Haqiqah Muhammad yang didalamnya terdapat nama lain Nabi Muhammad yaitu "Ahmad" yang dimaksud dalam hadist "Ana Ahmadun bi-la mim", yang maksudnya adalah "Aku tidak lain adalah Ahad". Jadi Nabi Muhammad yang diberi nama semesta "Ahmad" tidak lain adalah pengejewantahan dari sang "Ahad" sendiri. yaitu Allah SWT.

Zakat yang sebenarnya adalah kesediaan setiap saat dari seorang muslim untuk membantu dan meringankan beban hidup masyarakat. Jadi Zakat bukan kewajiban pelaksanaan pemberian yang ditentukan 2,5%, namun semangat zakat berlaku setiap saat untuk membantu bidang konsumsi masyarakat.

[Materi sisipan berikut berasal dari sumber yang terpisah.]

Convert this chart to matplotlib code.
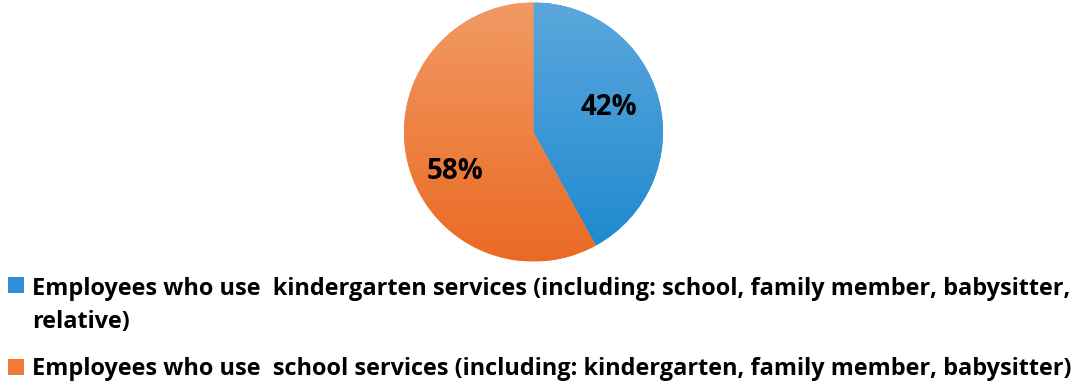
import numpy as np
import matplotlib.pyplot as plt
from matplotlib.colors import LinearSegmentedColormap
from matplotlib.patches import Rectangle

labels = [
    'Employees who use  kindergarten services (including: school, family member, babysitter,\nrelative)',
    'Employees who use  school services (including: kindergarten, family member, babysitter)',
]
shares = [42, 58]
colors = ['#2E8FD6', '#EE7B3A']
# light (top) and dark (bottom) shade for each slice
shades = [('#5CA7DD', '#1C88CE'), ('#F19A64', '#EA6A23')]

plt.rcParams['font.family'] = ['Open Sans', 'DejaVu Sans']
plt.rcParams['font.weight'] = 'bold'

W, H = 1078, 381
fig = plt.figure(figsize=(W / 100, H / 100), dpi=100)

cx, cy, r = 533.5, 132, 129.5
ax = fig.add_axes([(cx - r) / W, (H - cy - r) / H, 2 * r / W, 2 * r / H])
wedges, _, pcts = ax.pie(shares, colors=colors, startangle=90, counterclock=False,
                         autopct='%1.0f%%', pctdistance=0.62,
                         wedgeprops=dict(linewidth=0),
                         textprops=dict(fontsize=20, fontweight='bold', color='black'))
ax.set_xlim(-1, 1)
ax.set_ylim(-1, 1)
ax.set_aspect('equal')
ax.axis('off')

# nudge the percentage labels a little
for t, ang, dist in zip(pcts, [18, 207], [0.61, 0.68]):
    a = np.deg2rad(ang)
    t.set_position((dist * np.cos(a), dist * np.sin(a)))
    t.set_zorder(3)

# vertical gradient inside each slice
grad = np.linspace(1, 0, 256).reshape(-1, 1)
for w, (top, bottom) in zip(wedges, shades):
    cmap = LinearSegmentedColormap.from_list('g', [bottom, top])
    im = ax.imshow(grad, cmap=cmap, extent=[-1, 1, -1, 1], aspect='auto', zorder=1)
    im.set_clip_path(w)

# legend drawn by hand so the marker sits on the first line
marker_base = [293, 375]
text_base = [328, 375]  # baseline of the last line of each label
for lab, col, mb, tb in zip(labels, colors, marker_base, text_base):
    fig.patches.append(Rectangle((8 / W, (H - mb) / H), 16 / W, 16 / H,
                                 facecolor=col, edgecolor='none',
                                 transform=fig.transFigure))
    fig.text(32 / W, (H - tb) / H, lab, fontsize=16.9, fontweight='bold',
             ha='left', va='baseline', linespacing=1.52)

fig.savefig('out.png', dpi=100)
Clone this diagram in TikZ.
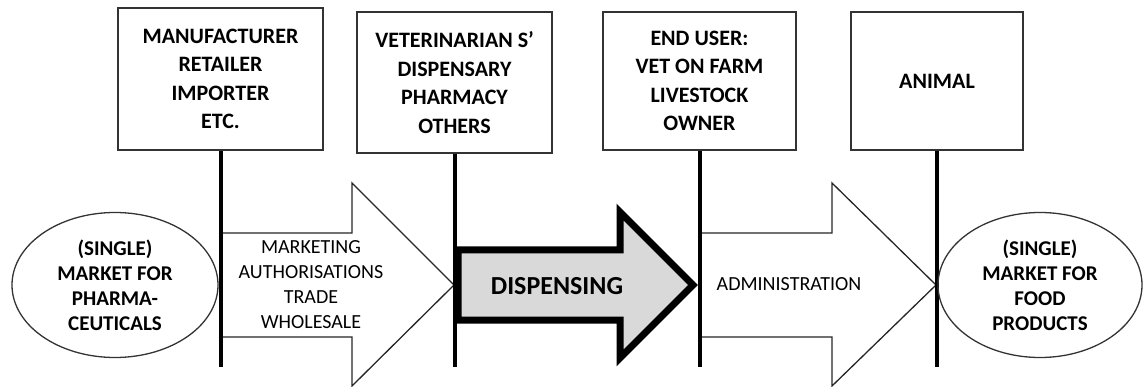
\documentclass[tikz,border=0pt]{standalone}
\usepackage{fontspec}
\setmainfont{Carlito}
\usetikzlibrary{shapes.geometric}
\begin{document}
\begin{tikzpicture}[x=1pt,y=-1pt,
    party/.style={draw=black!80, line width=2pt, align=center, inner sep=0pt,
      font=\bfseries\fontsize{22}{28.5}\selectfont},
    market/.style={draw=black!80, line width=1.3pt, ellipse, align=center, inner sep=0pt,
      font=\bfseries\fontsize{21}{25}\selectfont},
    flow/.style={draw=black!85, line width=1.3pt, fill=white},
    flowtext/.style={align=center, font=\fontsize{20}{25}\selectfont}]
    \useasboundingbox (0,0) rectangle (1143,387);
    \coordinate (base) at (0,367);

    % the three arrows
    \draw[flow] (220,233) -- (352,233) -- (352,183) -- (454,285) -- (352,386) -- (352,337) -- (220,337) -- cycle;
    \draw[flow] (700,233) -- (832,233) -- (832,183) -- (936,285) -- (832,386) -- (832,337) -- (700,337) -- cycle;
    \draw[line width=7pt, fill=black!15, line join=miter] (458,250) -- (620,250) -- (620,212) -- (693,285) -- (620,358) -- (620,320) -- (458,320) -- cycle;

    \node[flowtext] (trade) at (311,285) {MARKETING\\AUTHORISATIONS\\TRADE\\WHOLESALE};
    \node[font=\bfseries\fontsize{26}{30}\selectfont] (dispensing) at (557,286) {DISPENSING};
    \node[flowtext] (admin) at (789,284) {ADMINISTRATION};

    % the parties
    \node[party, minimum width=205, minimum height=142] (maker) at (220.5,79) {MANUFACTURER\\RETAILER\\IMPORTER\\ETC.};
    \node[party, minimum width=195, minimum height=141] (vet) at (454.5,82.5) {VETERINARIAN S’\\DISPENSARY\\PHARMACY\\OTHERS};
    \node[party, minimum width=193, minimum height=138] (user) at (699.5,81) {END USER:\\VET ON FARM\\LIVESTOCK\\OWNER};
    \node[party, minimum width=172, minimum height=138] (animal) at (937,81) {ANIMAL};

    \draw[line width=4pt] (maker.south) -- (maker.south |- base);
    \draw[line width=4pt] (vet.south) -- (vet.south |- base);
    \draw[line width=4pt] (user.south) -- (user.south |- base);
    \draw[line width=4pt] (animal.south) -- (animal.south |- base);

    % the two markets
    \node[market, minimum width=206, minimum height=145] (pharma) at (115,285) {(SINGLE)\\MARKET FOR\\PHARMA-\\CEUTICALS};
    \node[market, minimum width=204, minimum height=145] (food) at (1040,285) {(SINGLE)\\MARKET FOR\\FOOD\\PRODUCTS};
\end{tikzpicture}
\end{document}
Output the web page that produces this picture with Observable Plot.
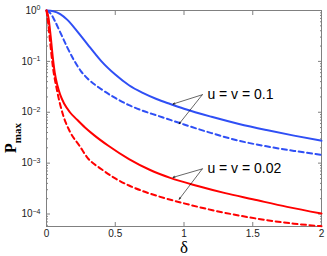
<!DOCTYPE html>
<html><head><meta charset="utf-8">
<script src="https://cdn.jsdelivr.net/npm/d3@7"></script>
<script src="https://cdn.jsdelivr.net/npm/@observablehq/plot@0.6"></script>
<style>body{margin:0;background:#fff} svg{display:block}</style>
</head><body><div id="chart"></div>
<script>
// δ values and P_max values for each curve
const blueSolidDelta = [0, 0.05, 0.1, 0.15, 0.2, 0.25, 0.3, 0.35, 0.4, 0.5, 0.6, 0.7, 0.8, 0.9, 1.0, 1.2, 1.4, 1.6, 1.8, 2.0];
const blueSolidP     = [1, 0.966, 0.851, 0.661, 0.468, 0.316, 0.214, 0.145, 0.1, 0.055, 0.0339, 0.024, 0.0182, 0.0145, 0.0117, 0.00813, 0.00589, 0.00447, 0.00347, 0.00275];
const blueDashDelta  = [0, 0.03, 0.06, 0.1, 0.15, 0.2, 0.25, 0.3, 0.4, 0.5, 0.6, 0.7, 0.8, 0.9, 1.0, 1.2, 1.4, 1.6, 1.8, 2.0];
const blueDashP      = [1, 0.871, 0.631, 0.372, 0.191, 0.105, 0.0646, 0.0457, 0.0282, 0.0191, 0.0138, 0.0107, 0.0087, 0.00708, 0.00575, 0.00389, 0.00275, 0.00214, 0.00174, 0.00145];
const redSolidDelta  = [0, 0.015, 0.03, 0.045, 0.06, 0.08, 0.1, 0.13, 0.17, 0.22, 0.28, 0.35, 0.45, 0.6, 0.75, 0.9, 1.1, 1.3, 1.5, 1.75, 2.0];
const redSolidP      = [1, 0.708, 0.316, 0.126, 0.0603, 0.0331, 0.0219, 0.0145, 0.01, 0.00724, 0.00501, 0.00347, 0.00219, 0.0012, 0.000741, 0.000513, 0.000355, 0.000257, 0.000195, 0.000138, 0.000102];
const redDashDelta   = [0, 0.012, 0.025, 0.047, 0.077, 0.12, 0.17, 0.24, 0.3, 0.4, 0.5, 0.6, 0.7, 0.8, 1.0, 1.2, 1.4, 1.6, 1.8, 2.0];
const redDashP       = [1, 0.562, 0.257, 0.0759, 0.0263, 0.00891, 0.00417, 0.00219, 0.00126, 0.000759, 0.000501, 0.000363, 0.000282, 0.000229, 0.000162, 0.00012, 0.0000933, 0.0000759, 0.0000646, 0.0000575];

const xTicks = [0, 0.5, 1, 1.5, 2];
const xTickLabels = ["0", "0.5", "1", "1.5", "2"];
const yMajor = [1e-4, 1e-3, 1e-2, 1e-1, 1];
const yExponents = ["\u22124", "\u22123", "\u22122", "\u22121", "0"];
const yMinorMant = [2, 3, 4, 5, 6, 7, 8, 9];

const annText  = ["u = v = 0.1", "u = v = 0.02"];
const annDelta = [1.17, 1.17];
const annP     = [0.0221, 0.00077];
const arrowStartDelta = [1.133, 1.133, 1.133, 1.133];
const arrowStartP     = [0.0221, 0.0221, 0.00077, 0.00077];
const arrowEndDelta   = [0.92, 0.965, 0.92, 0.965];
const arrowEndP       = [0.0145, 0.00593, 0.000525, 0.000195];

const toRows = (xs, ys) => xs.map((d, i) => ({delta: d, p: ys[i]}));
const yMinor = [1e-5, 1e-4, 1e-3, 1e-2, 1e-1].flatMap(b => yMinorMant.map(m => m * b)).filter(v => v > 5.68e-5 && v < 1);
const annRows = annText.map((t, i) => ({text: t, delta: annDelta[i], p: annP[i]}));
const arrowRows = arrowStartDelta.map((d, i) => ({x1: d, y1: arrowStartP[i], x2: arrowEndDelta[i], y2: arrowEndP[i]}));

const blue = "#2f4ff5", red = "#ff0000", frameColor = "#808080";

const chart = Plot.plot({
  width: 327, height: 256,
  marginLeft: 46, marginRight: 6, marginTop: 10, marginBottom: 30,
  style: {fontFamily: "'Liberation Sans', Arial, sans-serif", fontSize: "10px", color: "#222", background: "#fff"},
  x: {domain: [0, 2], label: null},
  y: {type: "log", domain: [5.68e-5, 1], label: null},
  marks: [
    Plot.axisX(xTicks, {anchor: "bottom", tickSize: -4, stroke: frameColor, tickFormat: () => "", label: null}),
    Plot.axisX(xTicks, {anchor: "top", tickSize: -4, stroke: frameColor, tickFormat: () => "", label: null}),
    Plot.axisX(xTicks, {anchor: "bottom", tickSize: 0, tickPadding: 3, tickFormat: d => xTickLabels[xTicks.indexOf(d)], fill: "#222", label: null}),
    Plot.axisY(yMajor, {anchor: "left", tickSize: -4, stroke: frameColor, tickFormat: () => "", label: null}),
    Plot.axisY(yMajor, {anchor: "right", tickSize: -4, stroke: frameColor, tickFormat: () => "", label: null}),
    Plot.axisY(yMinor, {anchor: "left", tickSize: -2, stroke: frameColor, tickFormat: () => "", label: null}),
    Plot.axisY(yMinor, {anchor: "right", tickSize: -2, stroke: frameColor, tickFormat: () => "", label: null}),
    Plot.axisY(yMajor, {anchor: "left", tickSize: 0, tickPadding: 6, tickFormat: d => yExponents[yMajor.indexOf(d)], fill: "#222", label: null}),
    Plot.frame({stroke: frameColor}),
    Plot.line(toRows(blueSolidDelta, blueSolidP), {x: "delta", y: "p", stroke: blue, strokeWidth: 2, curve: "monotone-x"}),
    Plot.line(toRows(blueDashDelta, blueDashP), {x: "delta", y: "p", stroke: blue, strokeWidth: 2, strokeDasharray: "5,3.5", curve: "monotone-x"}),
    Plot.line(toRows(redSolidDelta, redSolidP), {x: "delta", y: "p", stroke: red, strokeWidth: 2, curve: "monotone-x"}),
    Plot.line(toRows(redDashDelta, redDashP), {x: "delta", y: "p", stroke: red, strokeWidth: 2, strokeDasharray: "5,3.5", curve: "monotone-x"}),
    Plot.arrow(arrowRows, {x1: "x1", y1: "y1", x2: "x2", y2: "y2", stroke: "#000", strokeWidth: 0.6, headLength: 5, headAngle: 40}),
    Plot.text(annRows, {x: "delta", y: "p", text: "text", textAnchor: "start", lineAnchor: "middle", fontSize: 14, fill: "#000"})
  ]
});

const svg = d3.select(chart);
// remove empty tick-label texts from tick-only axes; superscript the real y labels
svg.selectAll('g[aria-label="x-axis tick label"] text, g[aria-label="y-axis tick label"] text').each(function() {
  if (d3.select(this).text() === "") d3.select(this).remove();
});
svg.selectAll('g[aria-label="y-axis tick label"] text').each(function() {
  const t = d3.select(this);
  const exp = t.text();
  t.text("10");
  t.append("tspan").attr("dy", "-0.5em").attr("font-size", "7px").text(exp);
});
// y label P_max
const yl = svg.append("text")
  .attr("transform", "translate(16,138) rotate(-90)")
  .attr("font-family", "'Liberation Serif', 'Times New Roman', serif")
  .attr("font-weight", "bold").attr("font-size", "16px").attr("fill", "#000");
yl.append("tspan").text("P");
yl.append("tspan").attr("dy", "5").attr("font-size", "11px").text("max");
// x label δ
svg.append("text")
  .attr("x", 184).attr("y", 253).attr("text-anchor", "middle")
  .attr("font-family", "'Liberation Serif', 'Times New Roman', serif")
  .attr("font-size", "17px").attr("fill", "#000").text("\u03b4");

document.getElementById("chart").appendChild(chart);
</script>
</body></html>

Puasa bukan semata-mata kemampuan yang dilaksanakan menahan lapar di bulan Ramadhan, namun puasa adalah kemampuan untuk melaparkan diri.

Dari praktik zakat dan puasa itu, tujuan akhirnya adalah jelas, menciptakan masyarakat yang mampu mengendalikan hawa nafsunya, serta semangat untuk selalu meringankan beban kemanudiaan. Dari semangat itulah akan lahir esensi ritualitas Haji, yakni keikhlasan total. dan Haji itu sendiri adalah Ritual ROH, olah spiritual. Kewajiban haji bukan hanya bersandar pada kemampuan finansial atau logistik, justru kemampuan olah spiritual inilah yang menentukan.

Jika dengan kemampuan manunggalnya Allah dan hamba, seseorang sudah mampu mengembarakan sukmana atau istilah jawa , "angraga-sukma" (meraga sukma), maka kewajiban haji bukanlah hal yang berat, sebab tanpa memiliki uangpun, seseorang akan sanggup pergi melaksanakan syariat haji dan umrah kapanpun ia menghendaki, Justru semangat sabar, tawakal, ihsan dan ikhlas sebagai inti haji yang merupakan pelajaran paling berat bagi manusia.

4 Tingkatan tauhid

1. Tingkatan tauhid bagi orang yang berdzikir dengan kalimah " la ilaha illallah", adalah tingkatan dasar yang dilakukan oleh awam.

2. Tingkatan tauhid bagi orang yang berdzikir dengan kalimah "la ilaha illa Huwa", kalimat ini setingkat lebih tinggi dari yang pertama. Jika dinisbahkan dengan manusia yang sedang mencintai seseorang, akan lebih terasa kedekatannya, saat menyebutnya dengan ungkapan kata "Dia", tapi tingkatan inipun masih jauh, karena "Dia" seakan-akan berada diluar.

3. Tingkata tauhid bagi orang yang berzikir dengan kalimah "la ilaha illa Anta", Dengan ucapan ini seolah-olah kita berdialog langsung dengan Allah. Hal ini memang memiliki derajat yang lebih tinggi, namun tetap terdapat jarak, sebab masih ada sekat antara mutakallim degan mukhathab.

4. Tingkatan tauhid bagi orang yang berdzikir dengan kalimah "la ilaha illa Ana", ini bukan berarti langsung pengakuan diri sebagai tuhan. Sebab kalimat ini terungkap ketika diri dan jiwanya diliputi Nur-Nya, dalam pancaran al-haqq, mengungkapkan bahwa tidak ada yang paling berhak mengaku AKU kecuali AKU yang hakiki. Sehingga "Ana" dalam ungkapan itu maksudnya adalah "Saya Yang Sebenarnya". ini disinggung dengan ungkapan al-qur'an "inna lillah-i wa inna ilaihi raji'un".